Completeness theorem for second-order logic in the language $\{\}$

It is well-known that the completeness theorem fails for second-order logic. In particular, there is no calculus $C$ that proves exactly those second-order sentences $\phi$ in the language $\{0, s, +, \cdot\}$ which are valid (valid means true in every interpretation/model). This is because of Gödels Incompleteness theorem: If there was such a calculus $C$, this would contradict the assertion of Gödels Incompleteness theorem, since the sentence $\mathrm {PA}\rightarrow \varphi$ is valid if and only if $\varphi$ is true in the standard model $\mathbb N$ of the peano axioms. ($\mathrm{PA}$ denotes the conjunction of the second-order peano axioms.)

My question is: Is there a complete calculus for second-order logic in the empty language $\{\}$ with no constant symbols, no function symbols and no relation symbols? That is to say: Is there a calculus $C$ that proves exactly those second-order sentences $\phi$ in the language $\{\}$ which are valid?

• Trying to understand. What is an example of a sentence in the language $\{\}$? You do have the predicate ‘=’ anyway? So I guess you have a sentence $(\forall x) (\exists y) x=y$. So is it true that all this language can do is express properties of equality? – GEdgar May 26 '16 at 13:59
• Yes, $=$ is allowed. For example, $\exists a\exists b(a\not = b)$ would be a sentence in the language $\{\}$ – thisismyname May 26 '16 at 14:02

No, second-order logic over the empty language is basically as powerful as second-order logic over an arbitrary language.
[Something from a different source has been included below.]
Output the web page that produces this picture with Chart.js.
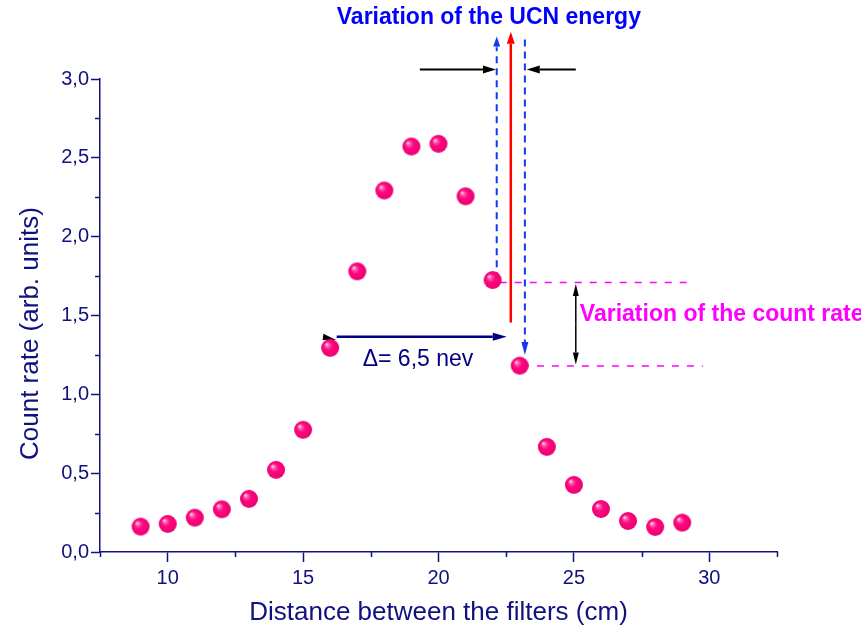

To see this, suppose $\varphi$ is a second-order sentence with some non-logical symbols; let $\psi$ be the sentence gotten by "universally quantifying out" the non-logical symbols in $\varphi$. For example, if $\varphi$ is the sentence $$\forall x\exists y(xRy),$$ then $\psi$ would be $$\forall R\forall x\exists y(xRy).$$ It's not hard to see that $\psi$ is valid iff $\varphi$ is valid, but $\psi$ uses no non-logical symbols.